Я задумался. В самом деле, что-то их не вижу. И спрашиваю:

— Где же они?

— А ты что, не знаешь, что ли?

— Не знаю.

— Ну, брось. Кто тебе поверит, чтобы ты, да не знал!

— Честное слово, не знаю.

— Расстреляны.

— Не может быть.

— А вот и может.

— Я узнаю. А если это неправда?

— Неправда? Расстреляй меня, если это неправда.

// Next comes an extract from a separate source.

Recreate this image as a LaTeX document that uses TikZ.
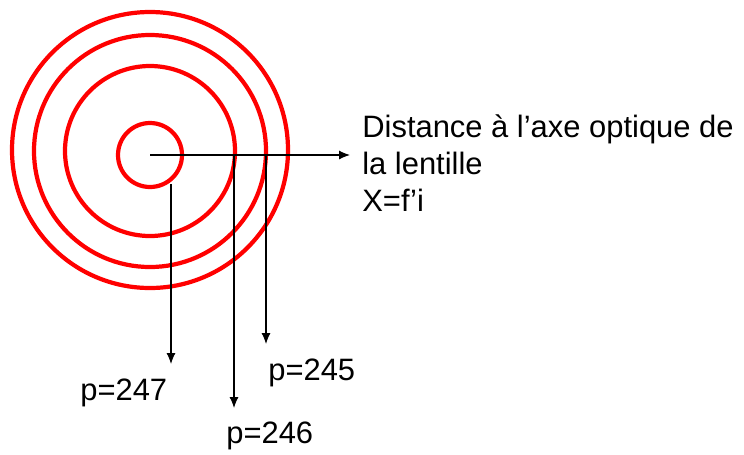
\documentclass[tikz,border=0pt]{standalone}
\usepackage{fontspec}
\setmainfont{Liberation Sans}
\usetikzlibrary{arrows.meta}

\begin{document}
\begin{tikzpicture}[
  x=0.02cm, y=-0.02cm,
  >={Latex[length=2.2mm,width=1.8mm]},
  ring/.style={red, line width=2.4pt},
  ray/.style={->, black, line width=0.6pt},
  lbl/.style={font=\fontsize{17.6}{21.2}\selectfont, inner sep=0pt, anchor=base west}
]
\useasboundingbox (0,0) rectangle (744,454);

% ----- anneaux -----
\coordinate (O) at (150,155);
\draw[ring] (O) circle (32);
\draw[ring] (150,151) circle (85);
\draw[ring] (150,151) circle (116);
\draw[ring] (150,150) circle (138);

% ----- axe horizontal -----
\coordinate (axe) at (350,155);
\draw[ray] (O) -- (axe);
\node[lbl, anchor=north west, align=left] (dist) at (362,114)
  {Distance à l’axe optique de\\la lentille\\X=f’i};

% ----- fleches verticales -----
\coordinate (s7) at (171,184);
\coordinate (s6) at (234,155);
\coordinate (s5) at (266,155);
\coordinate (t7) at (171,364);
\coordinate (t6) at (234,408);
\coordinate (t5) at (266,344);
\draw[ray] (s7) -- (t7);
\draw[ray] (s6) -- (t6);
\draw[ray] (s5) -- (t5);

% ----- etiquettes -----
\node[lbl] (p247) at (80,400) {p=247};
\node[lbl] (p246) at (226,443) {p=246};
\node[lbl] (p245) at (268,380) {p=245};
\end{tikzpicture}
\end{document}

Попрощались. Думаю: вот оно что! Он прав, как и все рабочие правы, обдав меня душем холода. Я плох ли, хорош ли, но я — руководитель мотовилихинской организации, и вот я не знаю, кто и когда расстрелял рабочих меньшевиков и с.-р. Очень все это странно. За моей спиной, прикрываясь моим авторитетом, расстреливают рабочих тайно от меня. Не только рабочие мне не верят, но я и сам не верю, что это так. Надо узнать, обязательно узнать и как можно скорее. Но разве сегодняшний прием рабочих на митинге не говорит ничего? Ведь они все знают, что это так, а я не знаю. Ну и положение!

8. Рассказ Борчанинова

Сидим мы в Исполкоме Мотовилихи, вернее, в моей комнате и разговариваем на всяческие злобы дня. Мы двое: я и Борчанинов.

После того, как т. Борчанинова задержали красногвардейцы пьяным, ему нельзя было оставаться председателем Совета. Это все понимали. Понял и он. И он стал собирать добровольческий отряд мотовилихинцев, чтобы идти с ним на Дутова:

— Драться поеду. Подальше от интриг. Ведь это Сорокин меня подвел. Мы с ним вместе пьянствовали. Он ушел раньше меня всего на пятнадцать минут, и все это устроил. Ну, да черт с ним!

— А ты меня, признаться, удивил, когда сообщил, что Михаил Романов в Перми.

— А ты не знал, что ли?

— Уверяю тебя — нет.

— Ну, как это могло быть?

— Да вот так, не знал, да и все. Не странно ли, правда?

— Не думаешь ли ты, что от тебя конспирировали?

— А ведь похоже.

— Да, если правда, что ты не знал, то действительно похоже.

— А почему это?

— Трудно сказать. Я тебе не говорил потому, что думал, что ты все знаешь. Может быть, и другие то же самое.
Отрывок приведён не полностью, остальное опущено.